Elena Méndez/Riodoce
Javier Valdez
Cárdenas (Culiacán, 1967) se ha caracterizado por humanizar a las víctimas del
narcotráfico. Esas que de manera tan insensible llamó el mandatario mexicano
“daños colaterales”, de la absurda guerra que emprendió para legitimarse a los
ojos del pueblo.
El periodista
sinaloense, corresponsal del diario La Jornada y reportero fundador del
semanario Ríodoce, fue reconocido en 2011 con el Premio a la Libertad de Prensa
que otorga el Comité para la Protección de Periodistas con sede en Nueva York.
En Levantones.
Historias reales de desaparecidos y víctimas del narco (Aguilar, 2012), el
autor compila 33 crónicas estremecedoras donde se registra la desventura de
dichos personajes: el que siembra la mota, el que la vende, el que la consume.

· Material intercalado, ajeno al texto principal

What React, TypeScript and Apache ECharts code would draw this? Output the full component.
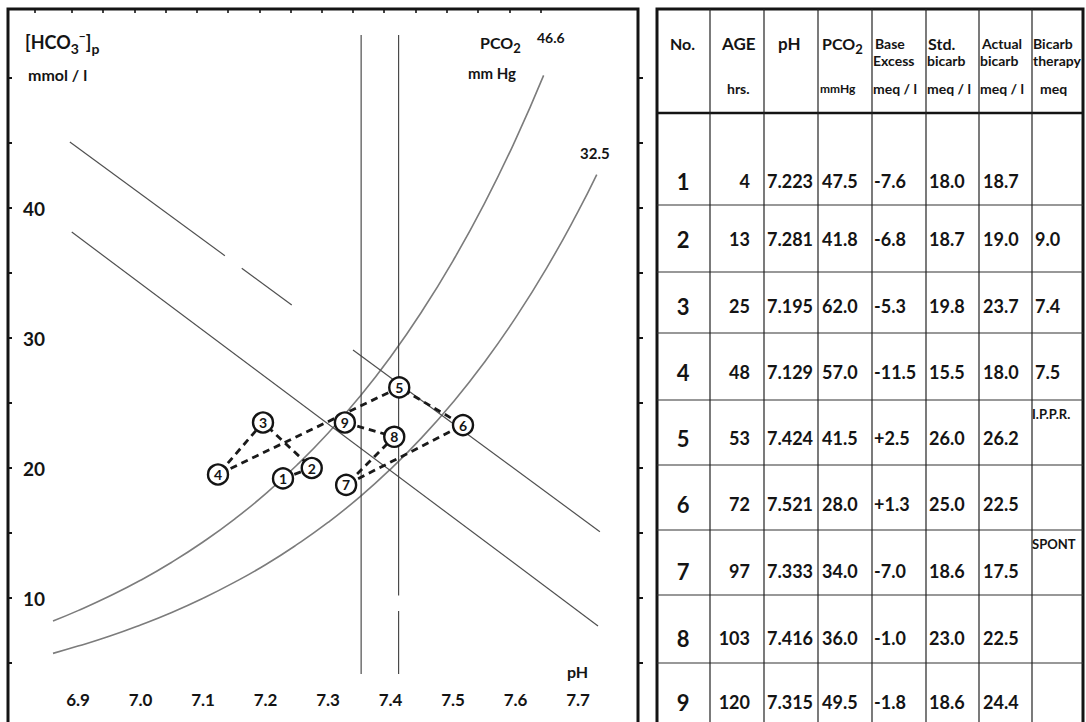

El de la madre buscando al hijo del que ya nada sabe. El de la buchona que ha
conocido el vértigo junto a su amante sicario. El del muchachito confundido con
el maleante que debe morir.
Como se explica en
el prólogo: “El narco arrasa con todo. Con la siembra de la droga también
siembra la violencia, las ejecuciones de inocentes, las venganzas más atroces,
el dolor más cabrón que el ser humano puede soportar: si el hecho de tener un
ser querido asesinado es una astilla feroz en el alma, no saber si está vivo es
una pesadilla con ojos abiertos, una amargura cotidiana que atenaza”.
En la capital
sinaloense, considerada la cuna del narcotráfico por antonomasia, ocurren gran
parte de los casos que el autor registra. La violencia no discrimina; ya
resulta ingenuo asegurar aquello de “el que nada debe, nada teme”, porque ya
miles la han pagado, debiéndola o sin deberla. Y sus restos no hallan la paz ni
un refugio decoroso porque aparecen vueltos cachitos, tirados en lotes baldíos,
o son confiscados de la morgue.
“En Culiacán y en
otras ciudades manchadas por la violencia generada del narcotráfico,
desaparecer es no existir: morir es una delicia frente a esta cada vez más
generalizada práctica, igualmente macabra y criminal, de privar de la libertad
a una persona, de desaparecerla”, refiere el periodista en su texto Se vende
cadáver, donde se relata el caso de Eloísa Pérez Cibrián, quien tiene dos años
buscando a su joven hijo albañil, que nunca anduvo “chueco”, que quería ser
abogado y lloró cuando le anunciaron, al terminar la secundaria, que ya no
había para pagarle los estudios.
El título alude a
que “personal del Servicio Médico Forense recibe hasta dieciséis mil pesos
mensuales a cambio de favores a las empresas funerarias de Culiacán y diez mil
pesos por entrega rápida de cadáveres, de acuerdo con investigaciones que al
interior ha realizado personal adscrito al despacho del procurador general de
Justicia del Estado”.
Numerosos jóvenes
acuden a esta industria ilegal por hambre, por ambición, o por querer sentir el
vértigo de empuñar una pistola, de tener una existencia alucinante, sin
importar el abrupto final. Como el G, quien declaró antes de morir que era
“insoportable” llevar dos semanas sin cometer asesinatos.
Los matones, al
verse inactivos, roban, asaltan, secuestran, envalentonados por la adrenalina y
los enervantes. Como declara un menor que quiere dejar el negocio: “(…) a los
plebes les basta con que les den carro y charola, o sea, una clave para salir
de broncas, y con eso son felices… El dinero ahí se la averiguan cómo le hacen
para obtenerlo”. Otro chico declara que “los sicarios aceptan pagos de
quinientos pesos y un poco de mariguana por matar a alguien”.
Con este nuevo
libro, Valdez Cárdenas sigue oponiéndose al “ejecutómetro”, que “ha contribuido
a insensibilizar, porque es un tratamiento frívolo, irresponsable e
irrespetuoso, sobre todo respecto a las víctimas”, como él mismo declarara en
entrevista conmigo acerca de su obra anterior, Los morros del narco.